Fans of the Iowa State Cyclones have witnessed some tremendous basketball feats over the years, but the most celebrated aspect of their history is actually the arena where the team plays its home games, James H. Hilton Coliseum. Ever since ISU knocked off a heavily favored Missouri team in 1989, the phrase “Hilton Magic” has been used to explain the unexpected, incredible and other-worldly triumphs of the hoops team.
When they aren’t battling in-state rivals Iowa for the lead in the all-encompassing Cy-Hawk Series, Iowa State competes in the always-tough Big 12 Conference. While more than 40 years separate the school’s first and second NCAA tournament appearances, the Cyclones have never been considered an afterthought, thanks in large part to their storied home and the electric atmosphere associated with it. In addition to being the site where they shocked Mizzou, Hilton Coliseum has played host to a number of exciting Cyclones moments, including a perfect 18-0 homestand in 1999-2000, which also served as the start of a three-year run that would stretch to 39 home victories in a row before being snapped in 2002.
Fans in Ames have seen top-level play from guards such as Jeff Hornacek and Jamaal Tinsley, but neither player left a mark quite like Fred Hoiberg. From 1992 to 1995, “The Mayor” scored 1,993 points and guided ISU to three NCAA tournament appearances. Hoiberg’s regal nickname stems partly from the fact that he grew up in town, but also because in ‘93, he received several write-in votes in the Ames mayoral race. In 2010, the local product came home when he accepted the head basketball coaching position. Under Hoiberg’s watch, Iowa State qualified for the Big Dance in 2012, ‘13, ‘14, and ‘15.
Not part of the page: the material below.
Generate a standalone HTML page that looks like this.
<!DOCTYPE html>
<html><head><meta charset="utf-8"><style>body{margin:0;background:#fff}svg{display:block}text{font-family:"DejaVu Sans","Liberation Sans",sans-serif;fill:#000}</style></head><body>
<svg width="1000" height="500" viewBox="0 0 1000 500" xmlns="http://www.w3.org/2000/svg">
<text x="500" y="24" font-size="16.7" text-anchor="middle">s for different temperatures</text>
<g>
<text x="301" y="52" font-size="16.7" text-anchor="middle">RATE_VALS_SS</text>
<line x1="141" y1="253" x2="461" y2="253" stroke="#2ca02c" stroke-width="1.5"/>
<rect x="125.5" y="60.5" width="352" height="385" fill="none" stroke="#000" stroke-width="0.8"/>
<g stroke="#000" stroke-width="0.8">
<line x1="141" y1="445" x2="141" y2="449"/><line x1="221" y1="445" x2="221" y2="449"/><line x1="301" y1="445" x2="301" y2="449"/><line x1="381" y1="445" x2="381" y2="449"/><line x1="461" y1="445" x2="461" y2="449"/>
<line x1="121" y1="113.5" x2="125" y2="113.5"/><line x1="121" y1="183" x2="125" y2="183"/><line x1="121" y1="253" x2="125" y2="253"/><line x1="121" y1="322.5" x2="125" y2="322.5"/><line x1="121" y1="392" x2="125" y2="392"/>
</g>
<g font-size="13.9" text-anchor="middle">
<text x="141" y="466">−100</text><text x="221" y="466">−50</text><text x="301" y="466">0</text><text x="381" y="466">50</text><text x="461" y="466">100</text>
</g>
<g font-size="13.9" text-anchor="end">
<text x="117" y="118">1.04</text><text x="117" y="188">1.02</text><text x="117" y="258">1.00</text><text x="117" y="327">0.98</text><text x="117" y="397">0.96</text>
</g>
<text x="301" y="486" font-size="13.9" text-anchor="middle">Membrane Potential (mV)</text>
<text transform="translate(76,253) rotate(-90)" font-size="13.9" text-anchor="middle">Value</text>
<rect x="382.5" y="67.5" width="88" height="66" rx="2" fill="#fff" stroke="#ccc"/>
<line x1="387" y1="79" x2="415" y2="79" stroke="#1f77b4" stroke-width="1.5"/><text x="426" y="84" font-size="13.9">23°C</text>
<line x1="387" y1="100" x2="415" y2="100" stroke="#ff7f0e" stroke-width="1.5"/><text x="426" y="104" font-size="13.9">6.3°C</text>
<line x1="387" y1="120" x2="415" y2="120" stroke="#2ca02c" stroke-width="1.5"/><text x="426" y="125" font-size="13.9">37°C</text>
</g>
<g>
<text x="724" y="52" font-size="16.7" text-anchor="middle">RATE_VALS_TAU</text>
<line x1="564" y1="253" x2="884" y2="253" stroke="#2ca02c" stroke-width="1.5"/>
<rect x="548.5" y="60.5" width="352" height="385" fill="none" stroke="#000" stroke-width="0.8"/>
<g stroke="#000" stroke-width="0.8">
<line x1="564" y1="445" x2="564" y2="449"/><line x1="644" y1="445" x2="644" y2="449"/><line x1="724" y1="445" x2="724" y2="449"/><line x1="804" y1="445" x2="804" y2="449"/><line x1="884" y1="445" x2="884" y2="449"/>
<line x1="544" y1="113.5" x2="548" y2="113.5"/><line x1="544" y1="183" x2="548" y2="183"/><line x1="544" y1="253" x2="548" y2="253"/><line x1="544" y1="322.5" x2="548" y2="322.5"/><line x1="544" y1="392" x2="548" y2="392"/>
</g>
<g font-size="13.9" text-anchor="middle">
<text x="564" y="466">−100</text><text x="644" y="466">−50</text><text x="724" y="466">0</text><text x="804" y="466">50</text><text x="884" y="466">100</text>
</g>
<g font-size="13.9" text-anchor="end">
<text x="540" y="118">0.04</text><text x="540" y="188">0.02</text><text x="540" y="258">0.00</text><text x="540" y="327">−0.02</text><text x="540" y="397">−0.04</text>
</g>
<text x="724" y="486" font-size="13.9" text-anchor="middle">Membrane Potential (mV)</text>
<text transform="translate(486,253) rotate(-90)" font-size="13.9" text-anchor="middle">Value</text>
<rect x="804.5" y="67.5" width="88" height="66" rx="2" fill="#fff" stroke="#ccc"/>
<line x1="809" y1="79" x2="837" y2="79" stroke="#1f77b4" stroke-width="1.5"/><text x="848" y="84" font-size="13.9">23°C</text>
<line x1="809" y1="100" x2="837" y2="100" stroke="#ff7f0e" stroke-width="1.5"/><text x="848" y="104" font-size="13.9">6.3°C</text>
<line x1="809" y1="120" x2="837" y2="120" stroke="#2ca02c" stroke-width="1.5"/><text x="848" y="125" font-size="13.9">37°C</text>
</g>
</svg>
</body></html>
Unbridled enthusiasm for the Cyclones isn’t solely limited to the hardwood, either. The ISU football program has a proud history that is more than 100 years old. In fact, some of the most celebrated traditions associated with the university are pigskin related. Big moments on the gridiron are punctuated by big-time sounds, whether it be the firing of the school cannon after touchdowns or the ringing of the Victory Bell after, well, victories.
Fierce competition seemingly brings out the best in Iowa State, as the school’s long-simmering rivalry with Iowa University was revived in 1977 in the wake of the Cyclones appearing in bowl games in ‘71 and ‘72. When the Big 12 began to emerge as a premier football conference in the 2000s, ISU rose to the occasion and qualified for the postseason eight times in the first twelve years.
Through it all, Iowa State has developed an unwavering belief that they can beat anyone, in any sport. It’s a leap of faith that has fueled the university’s sports teams for countless years. You can call it magic if you want, or you can simply call it school pride. Either way, opponents know that a duel with the Cyclones is going to be a fight to the bitter end.